On October 6, 2014, the court held a bench trial on the merits and issued a Memorandum of Findings of Fact and Conclusions of Law on October 21, 2014. The court struck down San Francisco’s ordinance as an unconstitutional taking. See opinion below:

Levin v. City and County of San Francisco, No. 3:14-cv-03352-CRB N.D. Cal., 2014

The City of San Francisco altered the ordinance, lowering the total payout amount, and then appealed to the Ninth Circuit. The court dismissed the case as moot because the law was “significantly changed” from its original state and remanded the case back to the district court. See opinion below:

Levin v. City and County of San Francisco, 680 Fed.Appx. 610 9th Cir., 2017

The case then went back to District Court for the Northern District of California, where the city moved to be granted relief from judgment. The court denied the motion. See opinion below:

Levin v. City and County of San Francisco 257 F.Supp.3d 1092 N.D. Cal., 2017

The case then moved back to the Ninth Circuit, where it was dismissed. See opinion below:

Levin v. City and County of San Francisco No. 17–16341 9th Cir., 2017

Questions examined by the Ninth Circuit

“Whether the exaction demanded by the City in exchange for an Ellis Act withdrawal bears the ‘required degree of connection between the exactions imposed by the city and the projected impacts’ of the property owner’s proposed change in land use.”

Center for Constitutional Jurisprudence filed an amicus curiae brief in support of Levin

Summary:

The concept of “property” encompasses more than mere possession—it includes the individual rights that we have long recognized relating to how people can use and interact with physical goods. The most essential of these rights is the right to exclude others from a given resource, including land. English common law understood this “right to exclude” centuries before the drafting of the American Constitution. From Sir Edward Coke’s assertion in 1644 that “a man’s house is his castle,” the common law has recognized the essential nature of property as the right to exclude others. This is bolstered by other Supreme Court rulings. Most notably, in College Savings Bank v. Florida Prepaid Postsecondary Education Expense Board 1979 the Court noted that “the hallmark of a protected property interest is the right to exclude others.”

Destruction of the right to exclude is a permanent physical invasion of property. Further, forcing property owners to stay in the rental business also takes the property by negating the right to exclude. Rental owners have a constitutional right to withdraw from the rental business and exercise their right to exclude others from their property. This right is not dependent upon California’s Ellis Act, but rather is an inherent right based on the nature of the individual rights in property, which was recognized and protected by the Constitution. Compelling property owners to remain in the rental business requires the owner to admit people to the property on an ongoing basis that the owner wishes to exclude. This constitutes a physical invasion requiring compensation. The city cannot constitutionally leverage its permitting power to extract property for the exercise of enumerated constitutional rights.
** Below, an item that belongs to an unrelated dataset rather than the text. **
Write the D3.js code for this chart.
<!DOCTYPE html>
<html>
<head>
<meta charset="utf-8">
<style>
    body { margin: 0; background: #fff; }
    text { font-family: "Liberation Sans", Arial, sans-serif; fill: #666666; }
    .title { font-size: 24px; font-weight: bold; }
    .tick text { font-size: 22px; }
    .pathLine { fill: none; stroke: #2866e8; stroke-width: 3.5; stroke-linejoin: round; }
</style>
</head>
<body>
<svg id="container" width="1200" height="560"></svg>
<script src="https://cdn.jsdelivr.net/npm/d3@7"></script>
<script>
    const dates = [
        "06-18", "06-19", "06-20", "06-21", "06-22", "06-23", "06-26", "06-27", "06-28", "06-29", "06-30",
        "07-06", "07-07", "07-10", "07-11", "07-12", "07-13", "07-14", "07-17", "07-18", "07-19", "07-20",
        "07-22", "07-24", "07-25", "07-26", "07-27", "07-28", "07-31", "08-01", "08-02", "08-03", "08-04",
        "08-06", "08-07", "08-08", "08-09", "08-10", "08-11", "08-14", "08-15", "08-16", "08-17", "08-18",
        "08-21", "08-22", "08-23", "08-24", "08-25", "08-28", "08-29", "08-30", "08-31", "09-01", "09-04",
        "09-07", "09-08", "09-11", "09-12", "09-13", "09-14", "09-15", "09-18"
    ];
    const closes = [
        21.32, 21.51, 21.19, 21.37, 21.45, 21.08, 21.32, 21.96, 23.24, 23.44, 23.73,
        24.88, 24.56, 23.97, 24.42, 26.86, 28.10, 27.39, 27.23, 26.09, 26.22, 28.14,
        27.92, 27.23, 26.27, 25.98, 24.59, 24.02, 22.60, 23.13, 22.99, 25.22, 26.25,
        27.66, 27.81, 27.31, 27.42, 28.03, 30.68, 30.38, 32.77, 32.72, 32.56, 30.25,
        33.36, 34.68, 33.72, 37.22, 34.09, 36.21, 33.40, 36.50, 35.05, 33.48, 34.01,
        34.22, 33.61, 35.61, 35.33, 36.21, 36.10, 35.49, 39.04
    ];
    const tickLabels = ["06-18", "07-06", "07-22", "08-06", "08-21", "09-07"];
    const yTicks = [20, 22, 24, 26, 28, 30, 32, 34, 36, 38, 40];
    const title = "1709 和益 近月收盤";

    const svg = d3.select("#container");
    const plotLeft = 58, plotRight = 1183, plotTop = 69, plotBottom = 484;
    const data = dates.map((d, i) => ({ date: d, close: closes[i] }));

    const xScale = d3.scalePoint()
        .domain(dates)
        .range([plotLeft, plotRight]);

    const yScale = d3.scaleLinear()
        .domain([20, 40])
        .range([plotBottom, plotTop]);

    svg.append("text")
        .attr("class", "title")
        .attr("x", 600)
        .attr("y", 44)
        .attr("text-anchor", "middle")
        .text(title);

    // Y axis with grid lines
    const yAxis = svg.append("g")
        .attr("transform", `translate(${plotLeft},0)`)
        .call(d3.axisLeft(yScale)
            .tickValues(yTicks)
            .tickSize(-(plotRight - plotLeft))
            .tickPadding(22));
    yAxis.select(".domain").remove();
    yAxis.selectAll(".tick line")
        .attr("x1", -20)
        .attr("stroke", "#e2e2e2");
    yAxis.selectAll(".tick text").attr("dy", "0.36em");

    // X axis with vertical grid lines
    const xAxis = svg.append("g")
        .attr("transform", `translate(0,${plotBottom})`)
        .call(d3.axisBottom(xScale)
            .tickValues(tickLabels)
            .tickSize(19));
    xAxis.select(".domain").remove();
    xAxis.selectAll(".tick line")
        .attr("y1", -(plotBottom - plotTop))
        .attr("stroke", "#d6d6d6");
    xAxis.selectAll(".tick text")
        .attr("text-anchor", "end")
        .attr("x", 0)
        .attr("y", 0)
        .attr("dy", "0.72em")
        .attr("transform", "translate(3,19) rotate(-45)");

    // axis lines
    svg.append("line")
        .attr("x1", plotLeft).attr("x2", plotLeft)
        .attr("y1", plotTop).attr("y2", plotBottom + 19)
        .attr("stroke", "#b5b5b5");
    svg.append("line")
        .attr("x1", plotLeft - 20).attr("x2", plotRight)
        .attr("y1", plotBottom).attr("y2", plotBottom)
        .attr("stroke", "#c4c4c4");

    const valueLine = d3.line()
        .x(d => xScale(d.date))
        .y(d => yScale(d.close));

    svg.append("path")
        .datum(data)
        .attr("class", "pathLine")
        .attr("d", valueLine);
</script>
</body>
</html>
It cannot do this by imposing financial penalties either. San Francisco’s ordinance violates the Constitution no matter which way it is characterized.

San Francisco’s ordinance attempts to condition the exercise of an enumerated right by attempting to force landlords to pay “extortionate” sums of money to evicted tenants, who would be able to spend that money with no limitations on its use. Property owners have a right to exclude others from their property by leaving the rental business. The city may not take that right without paying just compensation. Since the founding of the United States, courts have recognized a limit on police power regarding the taking of property. This limit prohibited the taking of property from one private party and bestowing it on another. San Francisco’s ordinance compels property owners to give up to hundreds of thousands of dollars to non-indignant renters who have been able to take advantage of the low rent rates that have contributed to the depression of the San Francisco housing market. 

 

Final Outcome

The decision-making power of this case ultimately fell to the district court because San Francisco altered the ordinance before it reached the Ninth Circuit, which then remanded it to the district court. The district court ruled in favor of the CCJ’s position, holding that “the Ordinance effects an unconstitutional taking by conditioning property owners’ right to withdraw their property on a monetary exaction not sufficiently related to the impact of the withdrawal.” The city’s ordinance violated the Takings Clause of the Fifth Amendment.